A compact disk recorder writes data to a disc by using its laser to physically burn pits into the organic dye of the disc. When heated beyond a critical temperature, the area ‘burned’ becomes opaque (or absorptive) through a chemical reaction to the heat and subsequently reflects less light than areas that have not been heated by the laser. A CD-R or CD-RW disc can generally be used in a normal CD player as if it were a normal CD.
By mid-1998 drives were capable of writing at quad-speed and reading at twelve-speed (denoted as ‘4×/12×’) and were bundled with much improved CD mastering software. The faster the writing speed the more susceptible a CD writer is to buffer underruns—the most serious of all CD recording errors. A buffer underrun occurs when the system cannot keep up a steady stream of data as required by CD recording.
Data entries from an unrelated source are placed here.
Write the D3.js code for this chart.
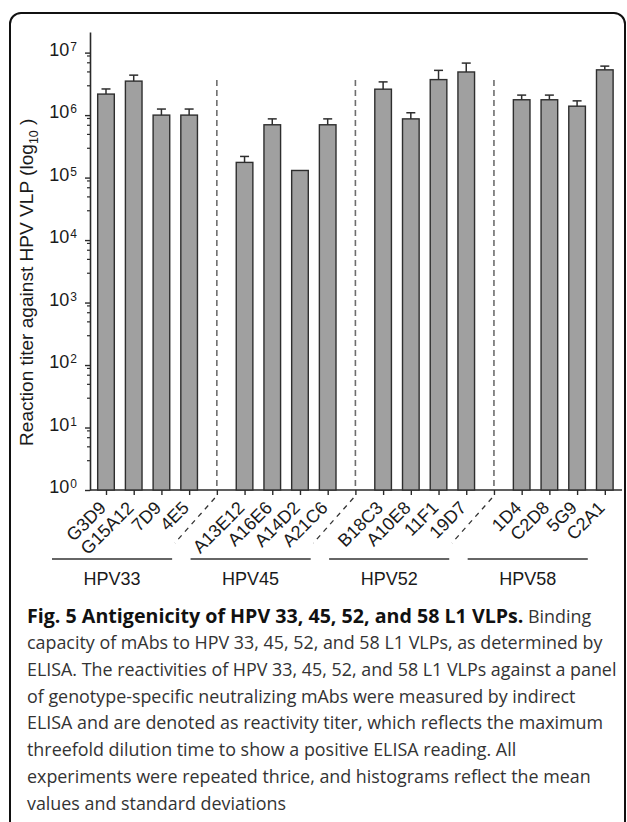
<!DOCTYPE html>
<html>
<head>
<meta charset="utf-8">
<script src="https://cdn.jsdelivr.net/npm/d3@7"></script>
<style>
body { margin: 0; background: #fff; }
svg text { font-family: "Liberation Sans", Arial, sans-serif; }
.caption text { font-family: "Open Sans", "Noto Sans", sans-serif; }
</style>
</head>
<body>
<div id="chart"></div>
<script>
var mabs = ["G3D9", "G15A12", "7D9", "4E5", "A13E12", "A16E6", "A14D2", "A21C6",
            "B18C3", "A10E8", "11F1", "19D7", "1D4", "C2D8", "5G9", "C2A1"];
var groupNames = ["HPV33", "HPV45", "HPV52", "HPV58"];
var groupSize = [4, 4, 4, 4];
var titerMean = [2.17e6, 3.5e6, 1.0e6, 1.0e6, 1.75e5, 7.0e5, 1.3e5, 7.0e5,
                 2.6e6, 8.7e5, 3.7e6, 4.9e6, 1.76e6, 1.76e6, 1.39e6, 5.3e6];
var titerSd = [0.45e6, 0.86e6, 0.25e6, 0.25e6, 0.43e5, 1.7e5, 0, 1.7e5,
               0.8e6, 2.2e5, 1.5e6, 1.9e6, 0.33e6, 0.33e6, 0.3e6, 0.78e6];
var yTickExp = [0, 1, 2, 3, 4, 5, 6, 7];
var yMinorMult = [3, 5, 7, 9];
var captionBold = "Fig. 5 Antigenicity of HPV 33, 45, 52, and 58 L1 VLPs.";
var captionLines = [
  " Binding",
  "capacity of mAbs to HPV 33, 45, 52, and 58 L1 VLPs, as determined by",
  "ELISA. The reactivities of HPV 33, 45, 52, and 58 L1 VLPs against a panel",
  "of genotype-specific neutralizing mAbs were measured by indirect",
  "ELISA and are denoted as reactivity titer, which reflects the maximum",
  "threefold dilution time to show a positive ELISA reading. All",
  "experiments were repeated thrice, and histograms reflect the mean",
  "values and standard deviations"
];

var width = 627, height = 822;
var svg = d3.select("#chart").append("svg")
    .attr("width", width)
    .attr("height", height);

// rounded frame of the figure panel
svg.append("rect")
    .attr("x", 10).attr("y", 13)
    .attr("width", 615).attr("height", 900)
    .attr("rx", 11)
    .attr("fill", "none")
    .attr("stroke", "#111")
    .attr("stroke-width", 2);

var margin = {left: 90, top: 32};
var plotH = 458;
var g = svg.append("g")
    .attr("transform", "translate(" + margin.left + "," + margin.top + ")");

// slots: bars plus one empty slot between groups
var slots = [], start = 0;
groupNames.forEach(function(name, i) {
  mabs.slice(start, start + groupSize[i]).forEach(function(m) { slots.push(m); });
  start += groupSize[i];
  if (i < groupNames.length - 1) slots.push("gap" + i);
});
var gaps = slots.filter(function(s) { return s.indexOf("gap") === 0; });

var x = d3.scalePoint().domain(slots).range([16, 514.8]);
var barW = x.step() * 0.6;
var y = d3.scaleLog().domain([1, Math.pow(10, 7.33)]).range([plotH, 0]);

var axisColor = "#2a2a2a";

// minor ticks
var minors = [];
yTickExp.forEach(function(e) {
  yMinorMult.forEach(function(k) {
    var v = k * Math.pow(10, e);
    if (v < y.domain()[1]) minors.push(v);
  });
});
var minorAxis = g.append("g")
    .call(d3.axisLeft(y).tickValues(minors).tickSize(3).tickFormat(""));
minorAxis.select(".domain").remove();
minorAxis.selectAll("line").attr("stroke", axisColor).attr("stroke-width", 1.2);

// major ticks with 10^n labels
var yAxis = g.append("g")
    .style("color", axisColor)
    .call(d3.axisLeft(y)
      .tickValues(yTickExp.map(function(e) { return Math.pow(10, e); }))
      .tickSize(5).tickSizeOuter(0).tickPadding(8));
yAxis.attr("font-size", 18);
yAxis.select(".domain").attr("stroke-width", 1.6);
yAxis.selectAll(".tick line").attr("stroke-width", 1.4);
yAxis.selectAll(".tick text")
    .attr("fill", "#1a1a1a")
    .attr("dy", "0.15em")
    .text(null)
    .each(function(d) {
      var t = d3.select(this);
      t.append("tspan").text("10");
      t.append("tspan").attr("dx", 1).attr("dy", -5).attr("font-size", 12)
        .text(Math.round(Math.log10(d)));
    });

// x axis
var xAxis = g.append("g")
    .attr("transform", "translate(0," + plotH + ")")
    .style("color", axisColor)
    .call(d3.axisBottom(x).tickSize(5).tickFormat(""));
xAxis.select(".domain").remove();
xAxis.selectAll(".tick line").attr("stroke-width", 1.4);
xAxis.append("line")
    .attr("x1", 0).attr("x2", 532)
    .attr("stroke", axisColor)
    .attr("stroke-width", 1.6);

// dashed separators between groups
g.selectAll(".sep")
    .data(gaps)
  .enter().append("line")
    .attr("class", "sep")
    .attr("x1", function(d) { return x(d); })
    .attr("x2", function(d) { return x(d); })
    .attr("y1", 48)
    .attr("y2", plotH)
    .attr("stroke", "#6e6e6e")
    .attr("stroke-width", 1.6)
    .attr("stroke-dasharray", "6,4");

g.selectAll(".sep-diag")
    .data(gaps)
  .enter().append("line")
    .attr("class", "sep-diag")
    .attr("x1", function(d) { return x(d) - 2; })
    .attr("y1", plotH + 8)
    .attr("x2", function(d) { return x(d) - 42; })
    .attr("y2", plotH + 53)
    .attr("stroke", "#333")
    .attr("stroke-width", 1.3)
    .attr("stroke-dasharray", "5,5");

// bars
g.selectAll(".bar")
    .data(mabs)
  .enter().append("rect")
    .attr("class", "bar")
    .attr("x", function(d) { return x(d) - barW / 2; })
    .attr("y", function(d, i) { return y(titerMean[i]); })
    .attr("width", barW)
    .attr("height", function(d, i) { return plotH - y(titerMean[i]); })
    .attr("fill", "#a0a0a0")
    .attr("stroke", "#2e2e2e")
    .attr("stroke-width", 1.4);

// error bars (upper only)
var err = g.selectAll(".err")
    .data(mabs.filter(function(d, i) { return titerSd[i] > 0; }))
  .enter().append("g")
    .attr("class", "err")
    .attr("stroke", "#2e2e2e")
    .attr("stroke-width", 1.5);
err.append("line")
    .attr("x1", function(d) { return x(d); })
    .attr("x2", function(d) { return x(d); })
    .attr("y1", function(d) { var i = mabs.indexOf(d); return y(titerMean[i]); })
    .attr("y2", function(d) { var i = mabs.indexOf(d); return y(titerMean[i] + titerSd[i]); });
err.append("line")
    .attr("x1", function(d) { return x(d) - 4.5; })
    .attr("x2", function(d) { return x(d) + 4.5; })
    .attr("y1", function(d) { var i = mabs.indexOf(d); return y(titerMean[i] + titerSd[i]); })
    .attr("y2", function(d) { var i = mabs.indexOf(d); return y(titerMean[i] + titerSd[i]); });

// rotated category labels
g.selectAll(".xlab")
    .data(mabs)
  .enter().append("text")
    .attr("class", "xlab")
    .attr("transform", function(d) {
      return "translate(" + (x(d) - 8) + "," + (plotH + 10) + ") rotate(-45)";
    })
    .attr("text-anchor", "end")
    .attr("dy", "0.71em")
    .attr("font-size", 18)
    .attr("fill", "#1a1a1a")
    .text(function(d) { return d; });

// group brackets
var gi = 0;
groupNames.forEach(function(name, i) {
  var first = mabs[gi], last = mabs[gi + groupSize[i] - 1];
  gi += groupSize[i];
  var x0 = x(first) - 54, x1 = x(last) - 17;
  g.append("line")
      .attr("x1", x0).attr("x2", x1)
      .attr("y1", 527).attr("y2", 527)
      .attr("stroke", "#333")
      .attr("stroke-width", 1.6);
  g.append("text")
      .attr("x", (x0 + x1) / 2)
      .attr("y", 553)
      .attr("text-anchor", "middle")
      .attr("font-size", 18)
      .attr("fill", "#1a1a1a")
      .text(name);
});

// y axis title, sized to span the same length as the original
var yTitle = svg.append("text")
    .attr("transform", "translate(33,446) rotate(-90)")
    .attr("font-size", 18)
    .attr("fill", "#1a1a1a");
yTitle.append("tspan").text("Reaction titer against HPV VLP (log");
yTitle.append("tspan").attr("class", "sub").attr("dy", 5).attr("font-size", 12).text("10");
yTitle.append("tspan").attr("dy", -5).text(" )");
var tLen = yTitle.node().getComputedTextLength();
var tFs = 18 * 328 / tLen;
yTitle.attr("font-size", tFs);
yTitle.select(".sub").attr("font-size", tFs * 0.65);

// caption
var cap = svg.append("g").attr("class", "caption");
var fs = 17;
var probe = cap.append("text").attr("font-size", fs).text(captionLines[2]);
fs = fs * 590 / probe.node().getComputedTextLength();
probe.text(captionBold).attr("font-weight", "bold");
var fsBold = 17 * 497 / probe.node().getComputedTextLength();
probe.remove();

var firstLine = cap.append("text")
    .attr("x", 27).attr("y", 622.6)
    .attr("font-size", fs);
firstLine.append("tspan").attr("font-weight", "bold").attr("font-size", fsBold)
    .attr("fill", "#111").text(captionBold);
firstLine.append("tspan").attr("fill", "#333").text(captionLines[0]);

cap.selectAll(".cl")
    .data(captionLines.slice(1))
  .enter().append("text")
    .attr("class", "cl")
    .attr("x", 27)
    .attr("y", function(d, i) { return 622.6 + (i + 1) * 26.7; })
    .attr("font-size", fs)
    .attr("fill", "#333")
    .text(function(d) { return d; });
</script>
</body>
</html>
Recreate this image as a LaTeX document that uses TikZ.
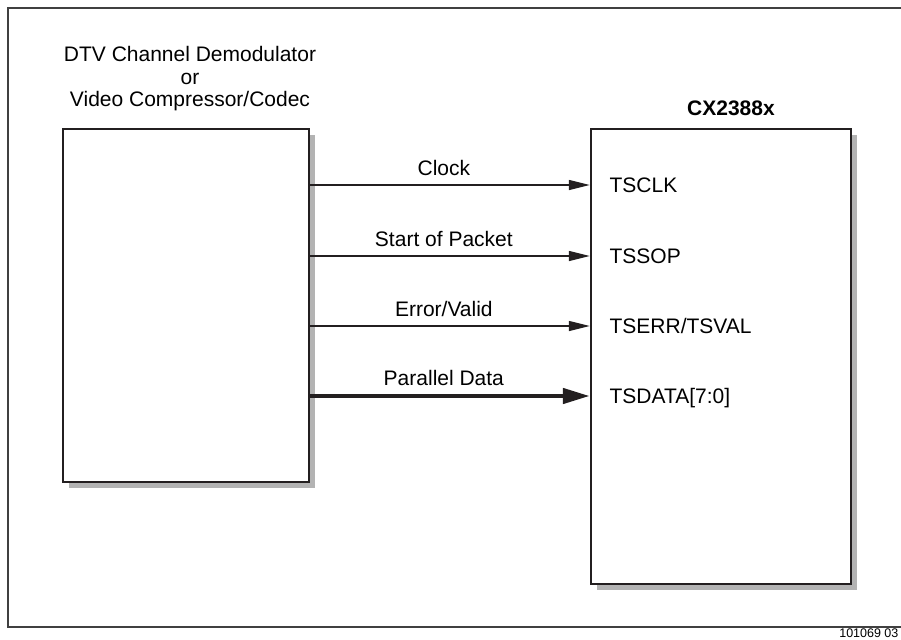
\documentclass[tikz,border=0pt]{standalone}
\usepackage{fontspec}
\setmainfont{Liberation Sans}
\usetikzlibrary{arrows.meta,positioning,shadows}
\definecolor{boxline}{HTML}{231F20}
\definecolor{shade}{HTML}{B3B3B3}
\begin{document}
\begin{tikzpicture}[x=1pt,y=-1pt,line width=1.2pt,
  every node/.style={font=\fontsize{21}{22.5}\selectfont,inner sep=0pt},
  chip/.style={draw=boxline,line width=2.4pt,fill=white,
    drop shadow={shadow xshift=6pt,shadow yshift=-6pt,fill=shade,opacity=1}},
  sig/.style={draw=boxline,line width=1.2pt,-{Triangle[length=21pt,width=10pt]}},
  bus/.style={draw=boxline,line width=4.5pt,-{Triangle[length=27pt,width=15pt]}},
  port/.style={anchor=west,text height=15pt,text depth=0pt},
  sigtext/.style={pos=.478,above=9pt,text depth=0pt}]
  \path[use as bounding box] (0,0) rectangle (901,639);
  \draw[black!75] (901,8) -- (8,8) -- (8,627) -- (901,627);
  \node[chip,minimum width=246pt,minimum height=353pt] (demod) at (186,305.5) {};
  \node[chip,minimum width=260pt,minimum height=455pt] (cx) at (721,356.5) {};
  \node[align=center] (title) at (190,79) {DTV Channel Demodulator\\or\\Video Compressor/Codec};
  \node[font=\fontsize{21}{22.5}\selectfont\bfseries,anchor=base] (chipname) at (731,116) {CX2388x};
  \node[port] (tsclk) at (609,185) {TSCLK};
  \node[port] (tssop) at (609,256) {TSSOP};
  \node[port] (tserr) at (609,326) {TSERR/TSVAL};
  \node[port] (tsdata) at (609,396) {TSDATA[7:0]};
  \draw[sig] (demod.east |- tsclk.west) -- node[sigtext] {Clock} (cx.west |- tsclk.west);
  \draw[sig] (demod.east |- tssop.west) -- node[sigtext] {Start of Packet} (cx.west |- tssop.west);
  \draw[sig] (demod.east |- tserr.west) -- node[sigtext] {Error/Valid} (cx.west |- tserr.west);
  \draw[bus] (demod.east |- tsdata.west) -- node[sigtext,above=8pt] {Parallel Data} (cx.west |- tsdata.west);
  \node[font=\fontsize{12.5}{15}\selectfont,anchor=base east] (fignum) at (899,637) {101069 03};
\end{tikzpicture}
\end{document}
The CD recorder has a buffer to protect against interruptions and slowdowns, but if the interruption is so long that the recorder's buffer is completely emptied, a buffer underrun occurs, writing halts, and most often the recordable CD is irretrievably damaged.
One prior art solution to this problem is to use multi-session CD-ROM drives. On multi-session CD-ROMs, while it is impossible to erase data—once a location on the CD-R disc has been written to, the color change is permanent—there may be multiple write sessions to different areas of the disc. This permits the recording to stop and restart. However, only multi-session compatible CD-ROM drives can read subsequent sessions; anything recorded after the first session will be invisible to older drives. This is disadvantageous, as it is not compatible with the millions of currently available drives.
A new solution to this problem is to use link-less restarting. This permits restarting without the linking area required by multi-session drives. Timing the location of the restart is difficult. Generally, in link-less restart, a particular starting location is identified, and bit counting is used to reach the starting location.
One issue with restarting a session is that the bit counting may be problematic. In the prior art, a 33.8688 MHz crystal is used to generate the Eight-to-Fourteen clock (EFCK) signal (Eight-to-Fourteen Modulation (EFM) Bit Clock) in CLV (constant linear velocity) mode. The EFCK signal is then used to control the write gate FWGATE) on timing in the restart frame once ESFS (Encode Subcode Frame Sync) is synchronized with SCOR (Subcode Ready Sync) for the target frame. Because there are variations on the spindle motor speed during different read and write processes, counting to the restart bit using a fixed clock EFCK signal causes inconsistency on the WGATE on timing.